Here is a backtest using the news and blogs data on Financial Rating events which returned 322%. Seems Financial Ratings is an excellent predictor for stock price movements.

can articles be processed in real-time if so how do we code that in? Is there a different CSV I have to use?

Hi Josh,

Each article in our dataset is timestamp to the second but in this Quantopian backtest, we round it to the nearest minute. When conducting the backtest, there is a 2 minute delay from when the article gets recognized by our trading condition to it actually executing the trade. Unless you are trading high frequency, then the 2 minute trade execution time shouldn't be a problem.

Best,
Kumesh

Cloned the top algorithm by Kumesh to run it. But, it always seems to time out with this below message:
"TimeoutException: Fetcher data not processed in 360 seconds There was a runtime error on line 127."
Can anyone help?

Is there any news on when data like this can be used in live trading?

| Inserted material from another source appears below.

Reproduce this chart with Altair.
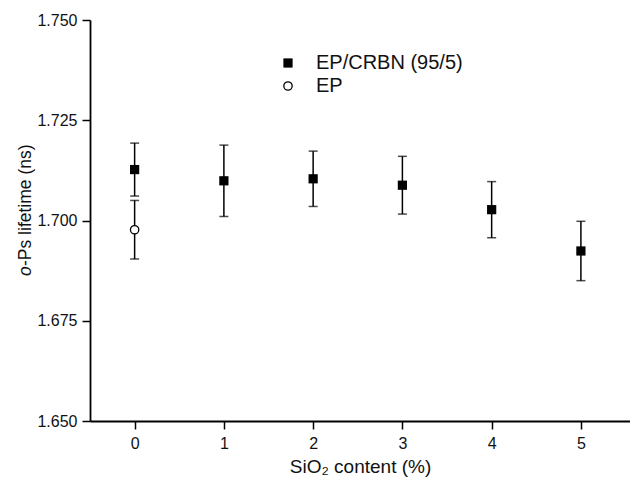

I'm also interested when the data set will be available for backtesting and live trading. Also, the CSV provided in many of the examples is the full Accern sentiment data. It looks like only the AlphaOne stream (daily data and limited fields) will be available for live trading within Quantopian.

Hi folks,

We're actively working on making this data available for live trading. We'll let you know once we have news to share.

In backtesting, a fetcher file has 6 minutes (360 seconds) to fetch from the server and load into the algo. It sounds like you're running into this time limit. Perhaps your internet connection is slow? Or you can locally break up the file into smaller chunks for faster uploading.

Alisa

Disclaimer

The material on this website is provided for informational purposes only and does not constitute an offer to sell, a solicitation to buy, or a recommendation or endorsement for any security or strategy, nor does it constitute an offer to provide investment advisory services by Quantopian. In addition, the material offers no opinion with respect to the suitability of any security or specific investment. No information contained herein should be regarded as a suggestion to engage in or refrain from any investment-related course of action as none of Quantopian nor any of its affiliates is undertaking to provide investment advice, act as an adviser to any plan or entity subject to the Employee Retirement Income Security Act of 1974, as amended, individual retirement account or individual retirement annuity, or give advice in a fiduciary capacity with respect to the materials presented herein. If you are an individual retirement or other investor, contact your financial advisor or other fiduciary unrelated to Quantopian about whether any given investment idea, strategy, product or service described herein may be appropriate for your circumstances. All investments involve risk, including loss of principal. Quantopian makes no guarantees as to the accuracy or completeness of the views expressed in the website. The views are subject to change, and may have become unreliable for various reasons, including changes in market conditions or economic circumstances.

Hello,

I was looking up the premium data Accern can supply for 50$/month. But it only return you two metrics? For example the source rank is not given. I am wrong here?

Regards

Emiel

The data that is now built into Quantopian provides impact_score and sentiment, rolled up at a daily frequency for US Equities.

Disclaimer

The material on this website is provided for informational purposes only and does not constitute an offer to sell, a solicitation to buy, or a recommendation or endorsement for any security or strategy, nor does it constitute an offer to provide investment advisory services by Quantopian. In addition, the material offers no opinion with respect to the suitability of any security or specific investment. No information contained herein should be regarded as a suggestion to engage in or refrain from any investment-related course of action as none of Quantopian nor any of its affiliates is undertaking to provide investment advice, act as an adviser to any plan or entity subject to the Employee Retirement Income Security Act of 1974, as amended, individual retirement account or individual retirement annuity, or give advice in a fiduciary capacity with respect to the materials presented herein. If you are an individual retirement or other investor, contact your financial advisor or other fiduciary unrelated to Quantopian about whether any given investment idea, strategy, product or service described herein may be appropriate for your circumstances. All investments involve risk, including loss of principal. Quantopian makes no guarantees as to the accuracy or completeness of the views expressed in the website. The views are subject to change, and may have become unreliable for various reasons, including changes in market conditions or economic circumstances.

Hi Emiel,

Yes, the Alpha One dataset contains only two, most commonly used metrics (impact_score and sentiment). It's a daily delivered dataset for retail customers.
Source_rank, along with several other metrics like story_saturation, social_shares etc., is part of our real-time streaming product (Alpha Stream). Alpha Stream is focused towards bigger trading teams. We don't have the support for Alpha Stream on Quantopian yet, and it can only be accessed using our API.

Regards,
Anshul
Co-founder, Accern

The first algo appears to be 187% in the chart. Adjusting for the ~$2M negative cash, the return is 68%, see PvR.
Leverage hits 3.25.

PvR beats the benchmark so don't let this sour you on the sentiment data and important work they are doing. Just -- eyes open.

Tried cloning this, but the Dropbox files posted above (backtest results and data files required for backtest) are missing.
Is there a newer version of the Accern algorithms posted, with current Dropbox files?

Also, if someone has run these algorithms over the last year, pl point me to the results - my backtests stop in May 2016 as i don't have the paid subscription.